これでは、システムのソースコードの著作権やデザインの意匠権などがすべてダイヤモンド・ソリューションズのものとなってしまう。そのため、自社サービスであるにも関わらず、システムを変更したり、アップデートしたりする場合には都度、ダイヤモンド・ソリューションズの承諾を得なければならない状況に陥っている。

知的財産権の帰属先は受託者でなく“委託者”に

つまり、シグナル・テクノロジーズが展開する事業のグロースは、ダイヤモンド・ソリューションズがその命運を握っていることとなる。すると当然、外部からの資金調達も難しくなってしまう。

では、シグナル・テクノロジーズは契約書の規定をどのようにすれば良かったのか。答えはとてもシンプルで、知的財産権の帰属先を受託者ではなく、委託者にすれば良かったのである。

甲(委託者)及び乙(受託者)は、本業務の遂行過程で行われた創作等によって生じた本件成果物その他の著作物等の知的財産権について、すべて甲(委託者)に帰属するものとする。この場合、乙は、甲に対し、前項に基づき保有することとなった知的財産権について、本契約の目的の範囲内で利用することを許諾するものとする。

システム開発の業務委託契約において、委託者に知的財産権を帰属させることは一般的だ。このような修正を行ったとしても、契約の締結が阻害されることはほとんどないだろう。

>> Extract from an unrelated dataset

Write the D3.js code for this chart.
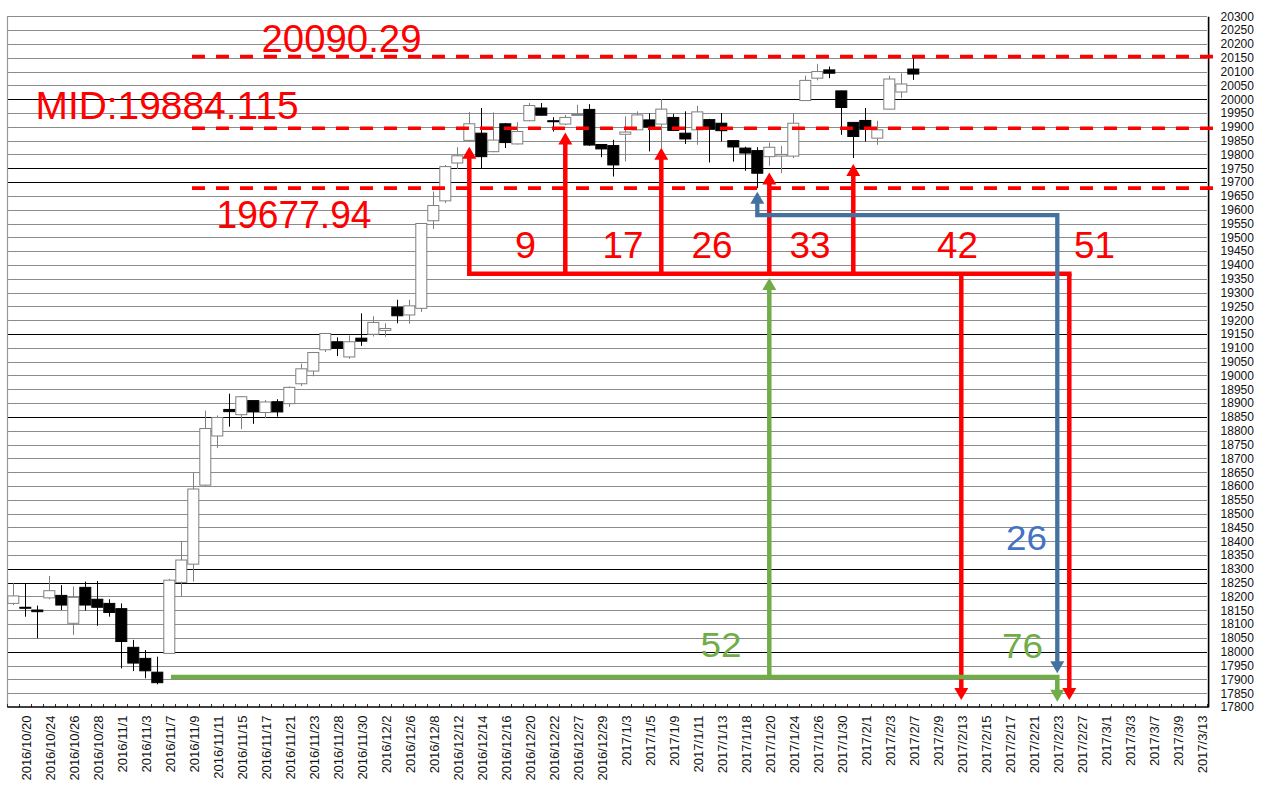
<!DOCTYPE html>
<html><head><meta charset="utf-8">
<script src="https://cdn.jsdelivr.net/npm/d3@7"></script>
<style>body{margin:0;background:#fff;} svg{display:block;}</style>
</head><body>
<svg id="c" width="1263" height="789"></svg>
<script>
// ---- data ----
const dates = [
"2016/10/19","2016/10/20","2016/10/21","2016/10/24","2016/10/25","2016/10/26","2016/10/27","2016/10/28","2016/10/31",
"2016/11/1","2016/11/2","2016/11/3","2016/11/4","2016/11/7","2016/11/8","2016/11/9","2016/11/10","2016/11/11","2016/11/14","2016/11/15","2016/11/16","2016/11/17","2016/11/18","2016/11/21","2016/11/22","2016/11/23","2016/11/25","2016/11/28","2016/11/29","2016/11/30",
"2016/12/1","2016/12/2","2016/12/5","2016/12/6","2016/12/7","2016/12/8","2016/12/9","2016/12/12","2016/12/13","2016/12/14","2016/12/15","2016/12/16","2016/12/19","2016/12/20","2016/12/21","2016/12/22","2016/12/23","2016/12/27","2016/12/28","2016/12/29","2016/12/30",
"2017/1/3","2017/1/4","2017/1/5","2017/1/6","2017/1/9","2017/1/10","2017/1/11","2017/1/12","2017/1/13","2017/1/17","2017/1/18","2017/1/19","2017/1/20","2017/1/23","2017/1/24","2017/1/25","2017/1/26","2017/1/27","2017/1/30","2017/1/31",
"2017/2/1","2017/2/2","2017/2/3","2017/2/6","2017/2/7","2017/2/8","2017/2/9","2017/2/10","2017/2/13","2017/2/14","2017/2/15","2017/2/16","2017/2/17","2017/2/20","2017/2/21","2017/2/22","2017/2/23","2017/2/24","2017/2/27","2017/2/28",
"2017/3/1","2017/3/2","2017/3/3","2017/3/6","2017/3/7","2017/3/8","2017/3/9","2017/3/10","2017/3/13"];

const opens  = [18175,18161,18151,18195,18204,18103,18233,18190,18175,18156,18016,17976,17926,17994,18251,18317,18603,18781,18877,18858,18909,18866,18905,18898,18970,19016,19093,19122,19067,19135,19149,19163,19247,19219,19243,19560,19632,19769,19851,19877,19810,19911,19838,19922,19968,19922,19910,19943,19963,19836,19832,19873,19889,19925,19910,19934,19877,19889,19926,19913,19850,19823,19814,19792,19794,19794,19995,20076,20106,20030,19916,19923,19859,19964,20026,20109];
const highs  = [18248,18245,18167,18274,18241,18236,18254,18256,18190,18175,18043,18006,17982,18264,18401,18650,18873,18855,18934,18925,18910,18911,18914,18960,19043,19085,19153,19138,19145,19225,19214,19189,19274,19274,19552,19666,19762,19826,19954,19968,19952,19913,19917,19986,19986,19935,19943,19980,19982,19838,19853,19938,19956,19949,20000,19946,19956,19976,19929,19950,19852,19828,19826,19843,19831,19950,20085,20128,20118,20031,19917,19968,19922,20085,20094,20150];
const lows   = [18169,18127,18049,18190,18151,18061,18149,18094,18127,17940,17930,17904,17882,17993,18200,18254,18600,18737,18815,18806,18825,18845,18851,18886,18962,18997,19085,19070,19060,19107,19141,19140,19189,19187,19230,19530,19624,19747,19846,19750,19808,19823,19836,19920,19941,19883,19906,19940,19831,19790,19720,19775,19888,19811,19823,19887,19838,19835,19771,19847,19774,19741,19678,19759,19732,19787,19994,20068,20076,19871,19787,19847,19835,19963,20004,20070];
const closes = [18202,18160,18145,18221,18169,18197,18169,18161,18142,18037,17959,17931,17888,18259,18332,18589,18808,18848,18869,18923,18868,18904,18868,18957,19024,19083,19152,19098,19122,19124,19192,19170,19216,19252,19550,19615,19756,19795,19911,19792,19852,19843,19883,19977,19942,19919,19934,19945,19834,19820,19762,19881,19943,19899,19964,19887,19856,19954,19891,19886,19827,19805,19732,19826,19800,19913,20068,20100,20094,19970,19865,19891,19889,20073,20055,20091];

const yTicks = d3.range(17800, 20301, 50);
const xLabels = dates.filter((d, i) => i % 2 === 1);

// annotation content
const levelValues = [20154, 19895, 19678];
const levelTexts = ["20090.29", "MID:19884.115", "19677.94"];
const redUpDates = ["2016/12/13","2016/12/23","2017/1/6","2017/1/20","2017/1/31"];
const redUpTips = [19828, 19879, 19824, 19735, 19765];
const redDownDates = ["2017/2/13","2017/2/24"];
const redCounts = ["9","17","26","33","42","51"];

// ---- style / layout ----
const darkGrid = [20000, 19750, 19700, 19150, 18850, 18300, 18250, 18000];
const RED = "#FF0000", BLUE = "#44729E", BLUE_T = "#4472C4", GREEN = "#70AD47";

const svg = d3.select("#c");
const x = d3.scaleBand().domain(dates).range([7.3, 1207.3]).padding(0);
const y = d3.scaleLinear().domain([17800, 20300]).range([707, 16.3]);
const bw = x.bandwidth();
const cx = d => x(d) + bw / 2;
const ux = u => x.range()[0] + u * bw;   // position in category units
const crisp = v => Math.round(y(v)) + 0.5;

// gridlines
svg.append("g").selectAll("line").data(yTicks.filter(v => v > 17800)).join("line")
  .attr("x1", x.range()[0]).attr("x2", x.range()[1])
  .attr("y1", crisp).attr("y2", crisp)
  .attr("stroke", v => darkGrid.includes(v) ? "#000" : "#8c8c8c")
  .attr("shape-rendering", "crispEdges");
// left border
svg.append("line").attr("x1", 7.5).attr("x2", 7.5).attr("y1", y(20300)).attr("y2", y(17800))
  .attr("stroke", "#999").attr("stroke-width", 1.2);

// candles
const candles = opens.map((o, i) => ({d: dates[i], o, h: highs[i], l: lows[i], c: closes[i]}));
const cg = svg.append("g");
cg.selectAll("line.w").data(candles).join("line").attr("class", "w")
  .attr("x1", d => Math.round(cx(d.d)) + 0.5).attr("x2", d => Math.round(cx(d.d)) + 0.5)
  .attr("y1", d => y(d.h)).attr("y2", d => y(d.l))
  .attr("stroke", d => d.c >= d.o ? "#7f7f7f" : "#000").attr("stroke-width", 1);
cg.selectAll("rect").data(candles).join("rect")
  .attr("x", d => x(d.d) + 0.5).attr("width", bw - 1)
  .attr("y", d => y(Math.max(d.o, d.c)))
  .attr("height", d => Math.max(1, Math.abs(y(d.o) - y(d.c))))
  .attr("fill", d => d.c >= d.o ? "#fff" : "#000")
  .attr("stroke", d => d.c >= d.o ? "#7f7f7f" : "#000").attr("stroke-width", 1);

// x axis
const xAxis = d3.axisBottom(x).tickValues(xLabels).tickSize(0).tickPadding(0);
const gx = svg.append("g").attr("transform", `translate(0,${y(17800)})`).call(xAxis);
gx.select(".domain").remove();
gx.selectAll("text")
  .attr("transform", "translate(1.5,8.5) rotate(-90)")
  .attr("text-anchor", "end").attr("dy", "0.35em").attr("x", 0).attr("y", 0)
  .style("font-family", "'Liberation Sans', Arial, sans-serif").style("font-size", "13px").attr("fill", "#111");
// category boundary ticks (inside)
svg.append("g").selectAll("line").data(dates.map(d => x(d)).concat([x.range()[1]])).join("line")
  .attr("x1", v => Math.round(v) + 0.5).attr("x2", v => Math.round(v) + 0.5)
  .attr("y1", y(17800) - 3).attr("y2", y(17800)).attr("stroke", "#333");
svg.append("line").attr("x1", x.range()[0]).attr("x2", x.range()[1] + 1)
  .attr("y1", y(17800)).attr("y2", y(17800)).attr("stroke", "#000").attr("stroke-width", 1.6);

// y axis (right)
const yAxis = d3.axisRight(y).tickValues(yTicks).tickSize(0).tickPadding(12.5).tickFormat(d3.format("d"));
const gy = svg.append("g").attr("transform", `translate(${x.range()[1] + 0.8},0)`).call(yAxis);
gy.select(".domain").attr("stroke", "#000").attr("stroke-width", 1.6);
gy.selectAll("text").style("font-family", "'Liberation Sans', Arial, sans-serif").style("font-size", "12px").attr("fill", "#111");

// ---- annotations ----
const ag = svg.append("g");
const FONT = "'Liberation Sans Narrow', 'Liberation Sans', Arial, sans-serif";

// dashed levels
ag.selectAll("line.lv").data(levelValues).join("line").attr("class", "lv")
  .attr("x1", ux(15.39)).attr("x2", ux(100.8)).attr("y1", d => y(d)).attr("y2", d => y(d))
  .attr("stroke", RED).attr("stroke-width", 3.6).attr("stroke-dasharray", "13,11");

function head(xp, tipY, dir, color) { // dir -1 up, +1 down
  const hw = 7, hl = 12;
  ag.append("path").attr("d", `M${xp},${tipY} L${xp - hw},${tipY - dir * hl} L${xp + hw},${tipY - dir * hl} Z`).attr("fill", color);
}
function seg(points, color, w) {
  ag.append("path").attr("d", d3.line()(points)).attr("fill", "none")
    .attr("stroke", color).attr("stroke-width", w).attr("stroke-linejoin", "miter").attr("stroke-linecap", "butt");
}
const LW = 4.5, HL = 12;
// red bracket
const yR = y(19368);
seg([[cx(redUpDates[0]) - LW / 2, yR], [cx(redDownDates[1]) + LW / 2, yR]], RED, LW);
redUpDates.forEach((d, i) => {
  const tip = y(redUpTips[i]);
  seg([[cx(d), yR], [cx(d), tip + HL - 1]], RED, LW);
  head(cx(d), tip, -1, RED);
});
redDownDates.forEach(d => {
  const tip = y(17825);
  seg([[cx(d), yR], [cx(d), tip - HL + 1]], RED, LW);
  head(cx(d), tip, 1, RED);
});
// blue
const bA = "2017/1/19", bB = "2017/2/23";
seg([[cx(bA), y(19665) + HL - 1], [cx(bA), y(19580)], [cx(bB), y(19580)], [cx(bB), y(17922) - HL + 1]], BLUE, 4.3);
head(cx(bA), y(19665), -1, BLUE);
head(cx(bB), y(17922), 1, BLUE);
// green
const gA = "2017/1/20", gB = "2017/2/23";
seg([[ux(13.64), y(17909)], [cx(gB), y(17909)], [cx(gB), y(17819) - HL + 1]], GREEN, 4.5);
head(cx(gB), y(17819), 1, GREEN);
seg([[cx(gA), y(17909)], [cx(gA), y(19353) + HL - 1]], GREEN, 4.5);
head(cx(gA), y(19353), -1, GREEN);

// texts
const texts = [
  {t: levelTexts[0], u: 27.85, v: 20171, s: 39, len: 160, c: RED},
  {t: levelTexts[1], u: 13.31, v: 19928, s: 39, len: 263, c: RED},
  {t: levelTexts[2], u: 23.89, v: 19534, s: 39, len: 155, c: RED},
  {t: redCounts[0], u: 43.18, v: 19425, s: 37, len: 21, c: RED},
  {t: redCounts[1], u: 51.31, v: 19425, s: 37, len: 41, c: RED},
  {t: redCounts[2], u: 58.72, v: 19425, s: 37, len: 41, c: RED},
  {t: redCounts[3], u: 66.89, v: 19425, s: 37, len: 41, c: RED},
  {t: redCounts[4], u: 79.18, v: 19425, s: 37, len: 41, c: RED},
  {t: redCounts[5], u: 90.6, v: 19425, s: 37, len: 41, c: RED},
  {t: "26", u: 84.93, v: 18368, s: 35, len: 41, c: BLUE_T},
  {t: "52", u: 59.47, v: 17981, s: 35, len: 41, c: GREEN},
  {t: "76", u: 84.6, v: 17977, s: 35, len: 41, c: GREEN}
];
ag.selectAll("text").data(texts).join("text")
  .attr("x", d => ux(d.u)).attr("y", d => y(d.v))
  .attr("text-anchor", "middle").attr("fill", d => d.c)
  .attr("textLength", d => d.len).attr("lengthAdjust", "spacingAndGlyphs")
  .style("font-family", FONT).style("font-size", d => d.s + "px")
  .text(d => d.t);
</script>
</body></html>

不利な契約を交わした場合、知的財産権の譲渡について金銭を要求されるリスクも

外部からの資金調達が難しくなってしまった、シグナル・テクノロジーズ。もし知的財産権がシステム開発の委託先に帰属する契約書を交わしてしまっていた場合、どのような解決策が考えられるのか。

一番シンプルな手段は、ダイヤモンド・ソリューションズから当該システムに関する知的財産権を譲渡してもらうことだ。ただし、「もともとの業務委託報酬にはシステムに関する知的財産権の価格は含まれていなかった」として、知的財産権の譲渡について金銭を要求されるリスクがあることを予め認識しておくべきである。

それ以外に、システムを1から作り直すという方法もあるが、期間や費用面を考えると実際には現実的ではないだろう。

自社サービスに関する知的財産権の帰属の問題は、企業の存続に直結する問題だ。そのため、システム開発の契約書を締結する際には、必ずその内容を確認するよう、心がけていただきたい。